The request —
Pictures within the data are to be left out; everything else must be reproduced exactly.

Dataset content —
::::::::::

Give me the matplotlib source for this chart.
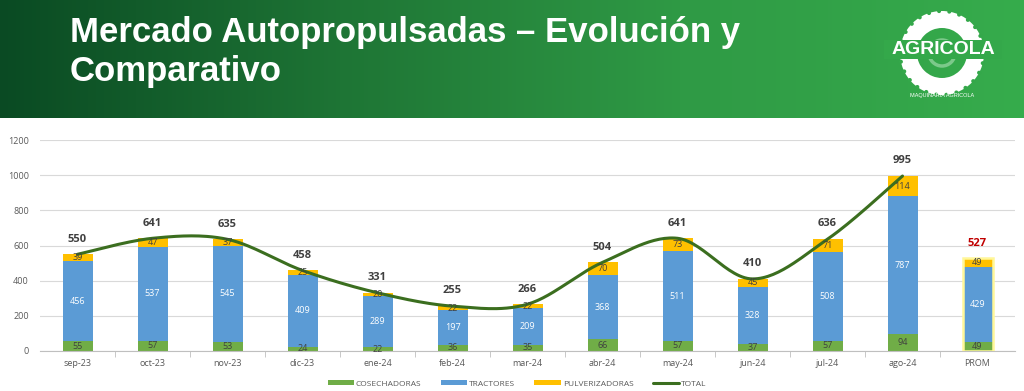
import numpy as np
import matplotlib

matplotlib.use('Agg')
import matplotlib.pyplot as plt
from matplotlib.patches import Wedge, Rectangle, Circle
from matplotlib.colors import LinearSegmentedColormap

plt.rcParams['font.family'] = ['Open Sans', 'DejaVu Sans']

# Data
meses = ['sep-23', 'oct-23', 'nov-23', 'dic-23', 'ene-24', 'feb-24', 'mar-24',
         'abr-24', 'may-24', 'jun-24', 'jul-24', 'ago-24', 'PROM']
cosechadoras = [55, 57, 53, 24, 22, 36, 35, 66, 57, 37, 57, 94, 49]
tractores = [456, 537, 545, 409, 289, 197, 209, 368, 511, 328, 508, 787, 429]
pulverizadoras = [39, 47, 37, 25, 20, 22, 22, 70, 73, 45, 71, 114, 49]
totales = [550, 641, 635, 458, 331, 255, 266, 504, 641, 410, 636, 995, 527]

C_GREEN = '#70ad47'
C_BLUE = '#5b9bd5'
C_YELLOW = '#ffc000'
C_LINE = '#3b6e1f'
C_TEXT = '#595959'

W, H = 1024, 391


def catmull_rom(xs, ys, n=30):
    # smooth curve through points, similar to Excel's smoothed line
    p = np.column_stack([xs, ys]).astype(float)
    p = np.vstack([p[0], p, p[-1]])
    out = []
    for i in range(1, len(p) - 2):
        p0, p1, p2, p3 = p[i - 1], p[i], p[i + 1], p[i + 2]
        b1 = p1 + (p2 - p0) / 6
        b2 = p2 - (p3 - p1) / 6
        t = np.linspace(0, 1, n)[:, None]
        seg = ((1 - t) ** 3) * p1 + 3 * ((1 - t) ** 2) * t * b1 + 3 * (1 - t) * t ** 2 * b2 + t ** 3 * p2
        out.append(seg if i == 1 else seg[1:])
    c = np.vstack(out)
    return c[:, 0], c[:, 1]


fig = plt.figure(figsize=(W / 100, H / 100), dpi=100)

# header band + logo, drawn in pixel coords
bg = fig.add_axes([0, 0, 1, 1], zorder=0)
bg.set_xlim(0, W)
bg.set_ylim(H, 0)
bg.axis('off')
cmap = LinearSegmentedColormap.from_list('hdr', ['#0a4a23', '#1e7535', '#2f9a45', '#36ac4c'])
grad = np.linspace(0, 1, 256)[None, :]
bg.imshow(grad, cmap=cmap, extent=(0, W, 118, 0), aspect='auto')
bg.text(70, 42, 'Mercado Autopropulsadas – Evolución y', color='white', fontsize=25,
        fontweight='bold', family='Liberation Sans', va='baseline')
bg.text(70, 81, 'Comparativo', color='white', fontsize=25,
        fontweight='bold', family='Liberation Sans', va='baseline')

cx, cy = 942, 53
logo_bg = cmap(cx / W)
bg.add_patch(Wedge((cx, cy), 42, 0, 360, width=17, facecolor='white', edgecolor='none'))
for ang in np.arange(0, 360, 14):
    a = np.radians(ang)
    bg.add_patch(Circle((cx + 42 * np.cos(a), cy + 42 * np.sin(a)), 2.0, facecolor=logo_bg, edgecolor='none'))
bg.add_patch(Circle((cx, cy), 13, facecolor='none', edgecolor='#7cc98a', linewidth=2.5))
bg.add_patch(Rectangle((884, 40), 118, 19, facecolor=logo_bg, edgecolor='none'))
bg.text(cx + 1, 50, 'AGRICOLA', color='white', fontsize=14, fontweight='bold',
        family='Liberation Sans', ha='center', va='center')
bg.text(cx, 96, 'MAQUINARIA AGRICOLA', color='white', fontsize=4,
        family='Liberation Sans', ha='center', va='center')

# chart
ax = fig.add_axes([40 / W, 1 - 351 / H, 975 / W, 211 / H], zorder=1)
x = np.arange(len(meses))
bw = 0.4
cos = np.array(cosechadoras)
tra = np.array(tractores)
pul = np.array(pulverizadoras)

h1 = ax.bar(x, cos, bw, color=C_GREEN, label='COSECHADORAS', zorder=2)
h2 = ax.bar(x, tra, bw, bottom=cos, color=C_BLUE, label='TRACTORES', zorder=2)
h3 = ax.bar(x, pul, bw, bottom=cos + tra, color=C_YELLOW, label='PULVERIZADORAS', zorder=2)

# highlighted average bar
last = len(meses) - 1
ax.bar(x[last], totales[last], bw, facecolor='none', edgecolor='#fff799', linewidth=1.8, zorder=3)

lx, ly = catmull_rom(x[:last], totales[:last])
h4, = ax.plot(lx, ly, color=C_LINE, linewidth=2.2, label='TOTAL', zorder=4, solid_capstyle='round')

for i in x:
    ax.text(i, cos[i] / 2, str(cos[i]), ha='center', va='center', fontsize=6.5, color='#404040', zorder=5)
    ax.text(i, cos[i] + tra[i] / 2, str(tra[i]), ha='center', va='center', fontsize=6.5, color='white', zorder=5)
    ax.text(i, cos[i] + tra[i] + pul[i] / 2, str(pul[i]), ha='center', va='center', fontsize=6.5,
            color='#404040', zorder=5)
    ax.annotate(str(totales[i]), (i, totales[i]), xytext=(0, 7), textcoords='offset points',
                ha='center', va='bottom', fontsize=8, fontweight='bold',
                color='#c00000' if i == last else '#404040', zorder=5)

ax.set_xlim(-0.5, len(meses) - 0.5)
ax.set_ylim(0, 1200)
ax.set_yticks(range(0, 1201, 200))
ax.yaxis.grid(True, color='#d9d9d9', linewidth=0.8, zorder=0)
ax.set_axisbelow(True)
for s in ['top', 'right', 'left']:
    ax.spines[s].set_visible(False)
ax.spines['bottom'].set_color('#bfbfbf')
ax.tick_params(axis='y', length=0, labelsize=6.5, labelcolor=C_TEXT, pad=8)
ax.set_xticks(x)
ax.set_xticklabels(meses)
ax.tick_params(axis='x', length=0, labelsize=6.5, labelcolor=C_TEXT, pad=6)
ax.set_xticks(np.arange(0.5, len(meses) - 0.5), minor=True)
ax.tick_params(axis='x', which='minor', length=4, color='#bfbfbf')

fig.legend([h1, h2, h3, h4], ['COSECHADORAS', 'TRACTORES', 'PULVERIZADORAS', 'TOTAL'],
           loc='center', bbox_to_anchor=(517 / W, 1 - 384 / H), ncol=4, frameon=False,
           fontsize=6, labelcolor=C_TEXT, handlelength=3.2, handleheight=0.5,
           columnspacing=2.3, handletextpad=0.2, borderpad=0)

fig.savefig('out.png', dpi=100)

::::::::::

The completed task —
Give me the matplotlib source for this chart.
import numpy as np
import matplotlib

matplotlib.use('Agg')
import matplotlib.pyplot as plt
from matplotlib.patches import Wedge, Rectangle, Circle
from matplotlib.colors import LinearSegmentedColormap

plt.rcParams['font.family'] = ['Open Sans', 'DejaVu Sans']

# Data
meses = ['sep-23', 'oct-23', 'nov-23', 'dic-23', 'ene-24', 'feb-24', 'mar-24',
         'abr-24', 'may-24', 'jun-24', 'jul-24', 'ago-24', 'PROM']
cosechadoras = [55, 57, 53, 24, 22, 36, 35, 66, 57, 37, 57, 94, 49]
tractores = [456, 537, 545, 409, 289, 197, 209, 368, 511, 328, 508, 787, 429]
pulverizadoras = [39, 47, 37, 25, 20, 22, 22, 70, 73, 45, 71, 114, 49]
totales = [550, 641, 635, 458, 331, 255, 266, 504, 641, 410, 636, 995, 527]

C_GREEN = '#70ad47'
C_BLUE = '#5b9bd5'
C_YELLOW = '#ffc000'
C_LINE = '#3b6e1f'
C_TEXT = '#595959'

W, H = 1024, 391


def catmull_rom(xs, ys, n=30):
    # smooth curve through points, similar to Excel's smoothed line
    p = np.column_stack([xs, ys]).astype(float)
    p = np.vstack([p[0], p, p[-1]])
    out = []
    for i in range(1, len(p) - 2):
        p0, p1, p2, p3 = p[i - 1], p[i], p[i + 1], p[i + 2]
        b1 = p1 + (p2 - p0) / 6
        b2 = p2 - (p3 - p1) / 6
        t = np.linspace(0, 1, n)[:, None]
        seg = ((1 - t) ** 3) * p1 + 3 * ((1 - t) ** 2) * t * b1 + 3 * (1 - t) * t ** 2 * b2 + t ** 3 * p2
        out.append(seg if i == 1 else seg[1:])
    c = np.vstack(out)
    return c[:, 0], c[:, 1]


fig = plt.figure(figsize=(W / 100, H / 100), dpi=100)

# header band + logo, drawn in pixel coords
bg = fig.add_axes([0, 0, 1, 1], zorder=0)
bg.set_xlim(0, W)
bg.set_ylim(H, 0)
bg.axis('off')
cmap = LinearSegmentedColormap.from_list('hdr', ['#0a4a23', '#1e7535', '#2f9a45', '#36ac4c'])
grad = np.linspace(0, 1, 256)[None, :]
bg.imshow(grad, cmap=cmap, extent=(0, W, 118, 0), aspect='auto')
bg.text(70, 42, 'Mercado Autopropulsadas – Evolución y', color='white', fontsize=25,
        fontweight='bold', family='Liberation Sans', va='baseline')
bg.text(70, 81, 'Comparativo', color='white', fontsize=25,
        fontweight='bold', family='Liberation Sans', va='baseline')

cx, cy = 942, 53
logo_bg = cmap(cx / W)
bg.add_patch(Wedge((cx, cy), 42, 0, 360, width=17, facecolor='white', edgecolor='none'))
for ang in np.arange(0, 360, 14):
    a = np.radians(ang)
    bg.add_patch(Circle((cx + 42 * np.cos(a), cy + 42 * np.sin(a)), 2.0, facecolor=logo_bg, edgecolor='none'))
bg.add_patch(Circle((cx, cy), 13, facecolor='none', edgecolor='#7cc98a', linewidth=2.5))
bg.add_patch(Rectangle((884, 40), 118, 19, facecolor=logo_bg, edgecolor='none'))
bg.text(cx + 1, 50, 'AGRICOLA', color='white', fontsize=14, fontweight='bold',
        family='Liberation Sans', ha='center', va='center')
bg.text(cx, 96, 'MAQUINARIA AGRICOLA', color='white', fontsize=4,
        family='Liberation Sans', ha='center', va='center')

# chart
ax = fig.add_axes([40 / W, 1 - 351 / H, 975 / W, 211 / H], zorder=1)
x = np.arange(len(meses))
bw = 0.4
cos = np.array(cosechadoras)
tra = np.array(tractores)
pul = np.array(pulverizadoras)

h1 = ax.bar(x, cos, bw, color=C_GREEN, label='COSECHADORAS', zorder=2)
h2 = ax.bar(x, tra, bw, bottom=cos, color=C_BLUE, label='TRACTORES', zorder=2)
h3 = ax.bar(x, pul, bw, bottom=cos + tra, color=C_YELLOW, label='PULVERIZADORAS', zorder=2)

# highlighted average bar
last = len(meses) - 1
ax.bar(x[last], totales[last], bw, facecolor='none', edgecolor='#fff799', linewidth=1.8, zorder=3)

lx, ly = catmull_rom(x[:last], totales[:last])
h4, = ax.plot(lx, ly, color=C_LINE, linewidth=2.2, label='TOTAL', zorder=4, solid_capstyle='round')

for i in x:
    ax.text(i, cos[i] / 2, str(cos[i]), ha='center', va='center', fontsize=6.5, color='#404040', zorder=5)
    ax.text(i, cos[i] + tra[i] / 2, str(tra[i]), ha='center', va='center', fontsize=6.5, color='white', zorder=5)
    ax.text(i, cos[i] + tra[i] + pul[i] / 2, str(pul[i]), ha='center', va='center', fontsize=6.5,
            color='#404040', zorder=5)
    ax.annotate(str(totales[i]), (i, totales[i]), xytext=(0, 7), textcoords='offset points',
                ha='center', va='bottom', fontsize=8, fontweight='bold',
                color='#c00000' if i == last else '#404040', zorder=5)

ax.set_xlim(-0.5, len(meses) - 0.5)
ax.set_ylim(0, 1200)
ax.set_yticks(range(0, 1201, 200))
ax.yaxis.grid(True, color='#d9d9d9', linewidth=0.8, zorder=0)
ax.set_axisbelow(True)
for s in ['top', 'right', 'left']:
    ax.spines[s].set_visible(False)
ax.spines['bottom'].set_color('#bfbfbf')
ax.tick_params(axis='y', length=0, labelsize=6.5, labelcolor=C_TEXT, pad=8)
ax.set_xticks(x)
ax.set_xticklabels(meses)
ax.tick_params(axis='x', length=0, labelsize=6.5, labelcolor=C_TEXT, pad=6)
ax.set_xticks(np.arange(0.5, len(meses) - 0.5), minor=True)
ax.tick_params(axis='x', which='minor', length=4, color='#bfbfbf')

fig.legend([h1, h2, h3, h4], ['COSECHADORAS', 'TRACTORES', 'PULVERIZADORAS', 'TOTAL'],
           loc='center', bbox_to_anchor=(517 / W, 1 - 384 / H), ncol=4, frameon=False,
           fontsize=6, labelcolor=C_TEXT, handlelength=3.2, handleheight=0.5,
           columnspacing=2.3, handletextpad=0.2, borderpad=0)

fig.savefig('out.png', dpi=100)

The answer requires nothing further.